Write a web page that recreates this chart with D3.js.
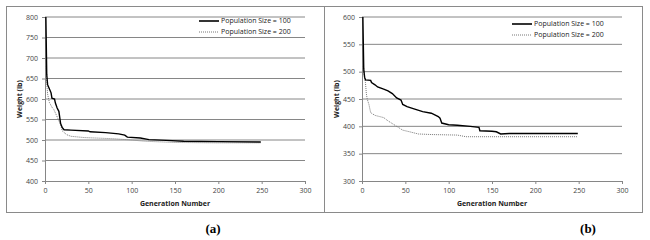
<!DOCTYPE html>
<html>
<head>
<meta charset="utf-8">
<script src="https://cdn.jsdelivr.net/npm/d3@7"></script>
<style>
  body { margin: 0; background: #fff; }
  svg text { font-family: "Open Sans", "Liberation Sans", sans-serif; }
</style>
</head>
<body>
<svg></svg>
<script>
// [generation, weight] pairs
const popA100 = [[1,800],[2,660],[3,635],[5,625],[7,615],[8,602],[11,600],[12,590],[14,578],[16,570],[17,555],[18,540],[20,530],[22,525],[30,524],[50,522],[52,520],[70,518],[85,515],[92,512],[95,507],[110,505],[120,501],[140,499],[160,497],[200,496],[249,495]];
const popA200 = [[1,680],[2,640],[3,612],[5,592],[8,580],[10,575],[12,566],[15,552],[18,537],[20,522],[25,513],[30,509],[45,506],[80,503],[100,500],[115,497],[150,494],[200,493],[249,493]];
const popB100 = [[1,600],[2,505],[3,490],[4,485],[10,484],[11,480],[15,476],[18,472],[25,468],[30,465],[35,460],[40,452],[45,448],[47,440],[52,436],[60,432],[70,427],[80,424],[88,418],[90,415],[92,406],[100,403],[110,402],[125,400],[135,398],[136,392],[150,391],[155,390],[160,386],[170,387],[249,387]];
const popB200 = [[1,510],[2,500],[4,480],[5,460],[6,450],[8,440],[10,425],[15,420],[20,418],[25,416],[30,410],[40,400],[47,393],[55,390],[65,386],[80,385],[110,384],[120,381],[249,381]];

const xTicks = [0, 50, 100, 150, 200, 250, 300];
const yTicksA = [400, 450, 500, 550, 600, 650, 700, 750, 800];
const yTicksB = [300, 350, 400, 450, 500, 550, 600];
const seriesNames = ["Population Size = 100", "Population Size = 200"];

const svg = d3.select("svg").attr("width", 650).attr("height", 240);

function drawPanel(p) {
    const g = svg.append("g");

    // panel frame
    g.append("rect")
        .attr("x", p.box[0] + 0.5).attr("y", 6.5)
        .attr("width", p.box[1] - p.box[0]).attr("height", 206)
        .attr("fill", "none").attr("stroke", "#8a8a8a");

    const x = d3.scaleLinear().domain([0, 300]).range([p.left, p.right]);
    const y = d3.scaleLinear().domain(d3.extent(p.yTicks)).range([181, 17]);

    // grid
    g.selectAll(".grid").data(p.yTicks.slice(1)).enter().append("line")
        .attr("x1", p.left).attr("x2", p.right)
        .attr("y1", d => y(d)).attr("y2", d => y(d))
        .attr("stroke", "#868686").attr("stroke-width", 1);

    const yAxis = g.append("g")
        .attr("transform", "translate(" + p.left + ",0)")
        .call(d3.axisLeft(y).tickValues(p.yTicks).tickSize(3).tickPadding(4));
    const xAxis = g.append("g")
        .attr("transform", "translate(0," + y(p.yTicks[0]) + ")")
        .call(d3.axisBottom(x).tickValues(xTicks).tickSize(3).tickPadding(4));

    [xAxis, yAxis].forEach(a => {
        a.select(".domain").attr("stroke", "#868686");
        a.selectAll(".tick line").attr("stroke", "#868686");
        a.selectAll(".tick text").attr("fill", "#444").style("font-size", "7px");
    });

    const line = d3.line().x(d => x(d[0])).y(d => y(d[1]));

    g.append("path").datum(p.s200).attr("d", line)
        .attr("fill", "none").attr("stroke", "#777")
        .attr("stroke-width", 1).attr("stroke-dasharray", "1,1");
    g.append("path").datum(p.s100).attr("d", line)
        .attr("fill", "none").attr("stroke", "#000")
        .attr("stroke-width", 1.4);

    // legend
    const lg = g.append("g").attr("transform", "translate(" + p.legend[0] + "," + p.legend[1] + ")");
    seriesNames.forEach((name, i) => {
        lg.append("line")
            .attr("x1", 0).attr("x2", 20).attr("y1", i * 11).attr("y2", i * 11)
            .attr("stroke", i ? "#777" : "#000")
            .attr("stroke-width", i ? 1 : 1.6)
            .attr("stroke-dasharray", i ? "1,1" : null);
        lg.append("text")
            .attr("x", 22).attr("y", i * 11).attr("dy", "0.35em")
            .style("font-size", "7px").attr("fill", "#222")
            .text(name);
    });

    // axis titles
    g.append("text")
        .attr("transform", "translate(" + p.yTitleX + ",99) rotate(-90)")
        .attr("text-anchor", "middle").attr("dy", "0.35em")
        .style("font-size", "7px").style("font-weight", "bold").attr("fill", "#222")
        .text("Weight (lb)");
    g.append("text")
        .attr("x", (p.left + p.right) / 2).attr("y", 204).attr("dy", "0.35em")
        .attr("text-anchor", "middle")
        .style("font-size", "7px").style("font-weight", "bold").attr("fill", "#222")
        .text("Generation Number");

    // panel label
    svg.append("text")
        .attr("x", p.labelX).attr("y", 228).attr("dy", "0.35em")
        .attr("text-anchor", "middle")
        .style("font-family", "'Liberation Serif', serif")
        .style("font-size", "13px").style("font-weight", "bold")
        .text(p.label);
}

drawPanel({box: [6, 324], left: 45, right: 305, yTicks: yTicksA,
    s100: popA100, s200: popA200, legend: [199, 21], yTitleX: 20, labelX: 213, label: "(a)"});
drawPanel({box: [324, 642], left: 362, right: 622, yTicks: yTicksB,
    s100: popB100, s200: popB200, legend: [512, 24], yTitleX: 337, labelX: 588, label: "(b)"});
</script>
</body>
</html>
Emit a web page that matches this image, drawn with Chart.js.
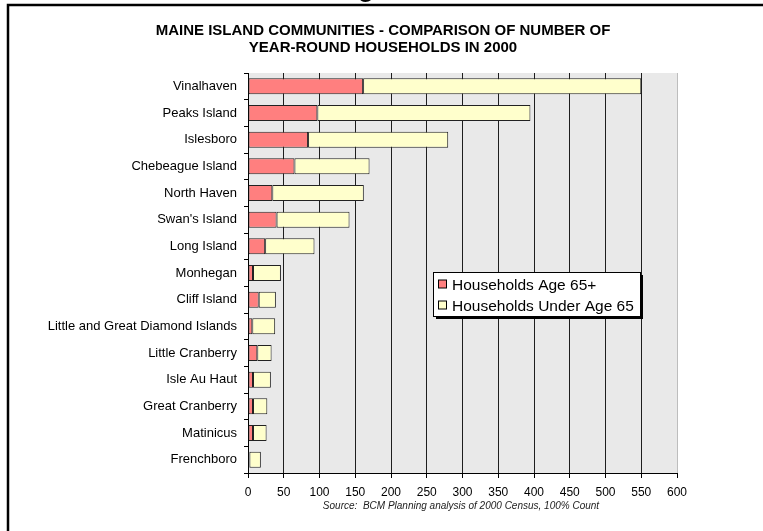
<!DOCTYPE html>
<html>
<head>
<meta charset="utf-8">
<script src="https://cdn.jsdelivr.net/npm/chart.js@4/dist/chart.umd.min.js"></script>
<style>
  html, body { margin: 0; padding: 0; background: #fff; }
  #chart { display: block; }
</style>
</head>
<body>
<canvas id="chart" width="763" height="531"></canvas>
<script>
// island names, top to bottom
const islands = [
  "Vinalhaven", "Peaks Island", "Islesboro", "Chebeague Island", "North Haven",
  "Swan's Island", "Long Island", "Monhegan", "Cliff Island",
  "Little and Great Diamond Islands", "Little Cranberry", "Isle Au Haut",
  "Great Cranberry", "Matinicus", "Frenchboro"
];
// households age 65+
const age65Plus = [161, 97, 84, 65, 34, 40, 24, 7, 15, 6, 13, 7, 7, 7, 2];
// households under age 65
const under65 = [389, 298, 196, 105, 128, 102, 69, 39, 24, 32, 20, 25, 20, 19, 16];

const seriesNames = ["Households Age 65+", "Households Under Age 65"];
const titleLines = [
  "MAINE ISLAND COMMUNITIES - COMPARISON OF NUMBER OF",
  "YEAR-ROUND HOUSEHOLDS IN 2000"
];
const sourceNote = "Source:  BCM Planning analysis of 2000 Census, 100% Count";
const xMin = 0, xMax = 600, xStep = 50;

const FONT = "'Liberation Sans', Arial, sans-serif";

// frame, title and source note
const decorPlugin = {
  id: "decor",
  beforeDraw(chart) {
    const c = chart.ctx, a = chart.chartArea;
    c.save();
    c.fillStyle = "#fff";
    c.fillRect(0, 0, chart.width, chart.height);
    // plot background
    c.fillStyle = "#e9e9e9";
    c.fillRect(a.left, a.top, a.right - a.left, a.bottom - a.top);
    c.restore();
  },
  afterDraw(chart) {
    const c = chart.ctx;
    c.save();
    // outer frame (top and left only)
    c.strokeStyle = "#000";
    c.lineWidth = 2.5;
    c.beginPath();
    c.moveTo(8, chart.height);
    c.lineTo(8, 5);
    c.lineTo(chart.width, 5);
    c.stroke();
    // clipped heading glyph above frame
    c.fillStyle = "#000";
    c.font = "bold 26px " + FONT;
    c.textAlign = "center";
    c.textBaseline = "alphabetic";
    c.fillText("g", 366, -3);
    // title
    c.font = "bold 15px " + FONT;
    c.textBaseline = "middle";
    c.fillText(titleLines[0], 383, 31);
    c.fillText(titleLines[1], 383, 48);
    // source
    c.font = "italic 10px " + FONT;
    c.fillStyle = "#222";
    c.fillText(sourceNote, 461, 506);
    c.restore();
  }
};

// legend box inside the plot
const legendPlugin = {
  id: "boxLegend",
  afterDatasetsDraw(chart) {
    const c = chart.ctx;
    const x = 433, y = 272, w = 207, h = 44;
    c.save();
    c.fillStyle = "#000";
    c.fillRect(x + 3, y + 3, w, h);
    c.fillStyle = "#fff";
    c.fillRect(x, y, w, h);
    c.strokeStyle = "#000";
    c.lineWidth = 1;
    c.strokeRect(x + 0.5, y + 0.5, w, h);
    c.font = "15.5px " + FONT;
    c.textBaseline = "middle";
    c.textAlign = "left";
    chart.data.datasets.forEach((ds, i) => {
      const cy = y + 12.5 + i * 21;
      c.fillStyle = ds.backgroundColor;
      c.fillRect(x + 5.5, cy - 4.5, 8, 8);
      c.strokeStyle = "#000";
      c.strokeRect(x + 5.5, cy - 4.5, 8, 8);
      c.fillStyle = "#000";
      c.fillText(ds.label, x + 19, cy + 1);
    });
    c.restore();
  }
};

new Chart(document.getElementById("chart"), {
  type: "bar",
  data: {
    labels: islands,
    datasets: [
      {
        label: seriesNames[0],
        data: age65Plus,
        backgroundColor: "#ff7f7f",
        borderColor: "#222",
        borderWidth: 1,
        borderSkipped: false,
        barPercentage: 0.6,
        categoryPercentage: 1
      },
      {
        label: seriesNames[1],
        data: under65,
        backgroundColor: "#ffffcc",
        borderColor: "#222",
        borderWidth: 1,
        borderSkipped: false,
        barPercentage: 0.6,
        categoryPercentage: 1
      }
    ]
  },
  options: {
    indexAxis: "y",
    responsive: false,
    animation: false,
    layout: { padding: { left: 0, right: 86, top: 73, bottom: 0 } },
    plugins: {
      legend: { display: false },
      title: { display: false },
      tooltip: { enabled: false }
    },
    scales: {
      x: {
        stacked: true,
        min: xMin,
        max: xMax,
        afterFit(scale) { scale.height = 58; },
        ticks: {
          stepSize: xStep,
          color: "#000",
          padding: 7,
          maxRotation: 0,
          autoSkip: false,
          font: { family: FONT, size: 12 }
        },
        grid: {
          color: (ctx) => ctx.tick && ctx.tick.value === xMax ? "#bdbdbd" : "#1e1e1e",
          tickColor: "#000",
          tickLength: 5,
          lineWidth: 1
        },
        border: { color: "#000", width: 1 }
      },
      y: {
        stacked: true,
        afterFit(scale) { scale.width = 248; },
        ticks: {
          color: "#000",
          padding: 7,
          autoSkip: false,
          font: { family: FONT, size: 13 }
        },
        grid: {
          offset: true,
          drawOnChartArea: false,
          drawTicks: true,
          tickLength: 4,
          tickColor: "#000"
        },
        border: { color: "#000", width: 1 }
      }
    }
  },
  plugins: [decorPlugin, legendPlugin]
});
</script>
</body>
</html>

Task goal. Report every line containing the word "that" from the listing above.

Output.
Write a web page that recreates this chart with D3.js.
Emit a web page that matches this image, drawn with Chart.js.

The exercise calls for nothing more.